Les morts je ne les plains guere, et les envierois plustost ; mais je plains bien fort les mourans. Les Sauvages ne m’offensent pas tant, de rostir et manger les corps des trespassez, que ceux qui les tourmentent et persecutent vivans. Les executions mesme de la justice, pour raisonnables qu’elles soient, je ne les puis voir d’une veuë ferme. [...] Quant à moy, en la justice mesme, tout ce qui est au delà de la mort simple, me semble pure cruauté : Et notamment à nous, qui devrions avoir respect d’en envoyer les ames en bon estat ; ce qui ne se peut, les ayant agitées et desesperées par tourmens insupportables. [...] Je vy en une saison en laquelle nous abondons en exemples incroyables de ce vice, par la licence de noz guerres civiles : et ne voit on rien aux histoires anciennes, de plus extreme, que ce que nous en essayons tous les jours. Mais cela ne m’y a nullement apprivoisé.

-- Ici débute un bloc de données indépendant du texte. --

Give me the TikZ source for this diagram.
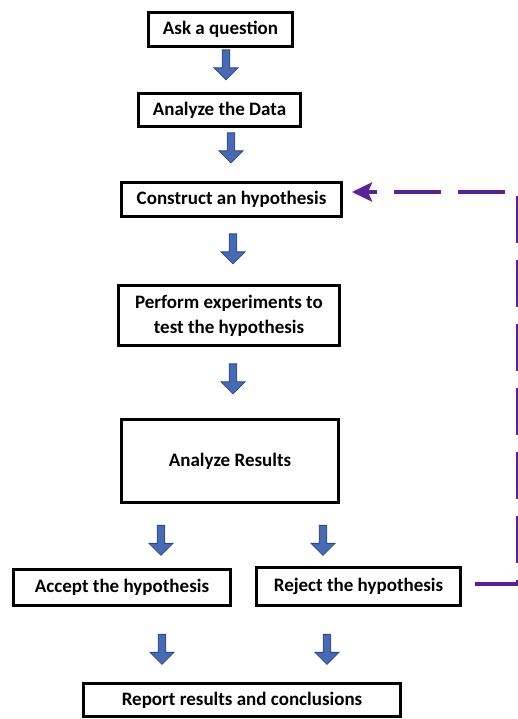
\documentclass[tikz,border=0pt]{standalone}
\usepackage{fontspec}
\setmainfont{Carlito}
\usetikzlibrary{shapes.arrows,arrows.meta}
\definecolor{blkfill}{RGB}{72,106,178}
\definecolor{blkline}{RGB}{47,72,130}
\definecolor{loopcol}{RGB}{90,34,150}
\begin{document}
\begin{tikzpicture}[x=1pt,y=-1pt,
    box/.style={draw=black,line width=3pt,align=center,inner sep=0pt,
        font=\fontsize{19}{25}\selectfont\bfseries},
    blk/.style={shape=single arrow,draw=blkline,fill=blkfill,line width=0.8pt,
        rotate=-90,inner sep=0pt,text height=6.5pt,text depth=0pt,
        minimum width=24pt,minimum height=30pt,
        single arrow head extend=8pt,single arrow head indent=0pt},
    back/.style={draw=loopcol,line width=4pt,dash pattern=on 47pt off 17pt,
        -{Stealth[length=20pt,width=19pt,inset=4pt]}}]
    \useasboundingbox (0,0) rectangle (517,719);
    \node[box,minimum width=144pt,minimum height=34pt] (A) at (220.5,29.5) {Ask a question};
    \node[box,minimum width=162pt,minimum height=33pt] (B) at (219.5,110) {Analyze the Data};
    \node[box,minimum width=220pt,minimum height=34pt] (C) at (231.5,199.5) {Construct an hypothesis};
    \node[box,minimum width=221pt,minimum height=60pt] (D) at (229,315.5) {Perform experiments to\\test the hypothesis};
    \node[box,minimum width=217pt,minimum height=83pt] (E) at (230,461) {Analyze Results};
    \node[box,minimum width=217pt,minimum height=36pt] (F) at (122,587.5) {Accept the hypothesis};
    \node[box,minimum width=204pt,minimum height=38pt] (G) at (358.5,586.5) {Reject the hypothesis};
    \node[box,minimum width=317pt,minimum height=33pt] (H) at (242,700) {Report results and conclusions};

    \node[blk] (AB) at (226,63) {};
    \node[blk] (BC) at (231,146) {};
    \node[blk] (CD) at (233,247) {};
    \node[blk] (DE) at (233,377) {};
    \node[blk] (EF) at (161,538.5) {};
    \node[blk] (EG) at (323,538.5) {};
    \node[blk] (FH) at (162,647.5) {};
    \node[blk] (GH) at (327,647.5) {};

    \coordinate (P) at (518,584);
    \coordinate (Q) at (518,192);
    \coordinate (R) at (352,192);
    \draw[back] ([xshift=13pt,yshift=2.5pt]G.east) -- (P) -- (Q) -- (R);
\end{tikzpicture}
\end{document}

A peine me pouvoy-je persuader, avant que je l’eusse veu, qu’il se fust trouvé des ames si farouches, qui pour le seul plaisir du meurtre, le voulussent commettre ; hacher et destrancher les membres d’autruy ; aiguiser leur esprit à inventer des tourmens inusitez, et des morts nouvelles, sans inimitié, sans proufit, et pour cette seule fin, de jouïr du plaisant spectacle, des gestes, et mouvemens pitoyables, des gemissemens, et voix lamentables, d’un homme mourant en angoisse. Car voyla l’extreme poinct, où la cruauté puisse atteindre. [livre II, chap.11 "De la cruauté"]

Après la digression, plus ou moins longue, le cours ne peut que reprendre son cours programmé qui le mènera à retrouver, à un moment donné ou à un autre, la réflexion engagée par la digression : par exemple, lorsqu’il sera question de la justification par Thrasymaque de la violence tyrannique [Platon, République, livre I, 344a-c ; trad. E. Brandy, Les Belles Lettres, 1959, p. 30-31].

Conformément au programme officiel, le cours se déroule en plusieurs temps : après la séquence introductive sur les sens du processus éducatif, le premier moment du cours porte sur Connaître : science et métaphysique, alors que le second moment du cours s’interroge sur Agir en société : de l’éthique à la politique.

Quelques corrigés de dissertation sont proposés par ailleurs en contrepoint du début du cours enregistré à l'automne 2020...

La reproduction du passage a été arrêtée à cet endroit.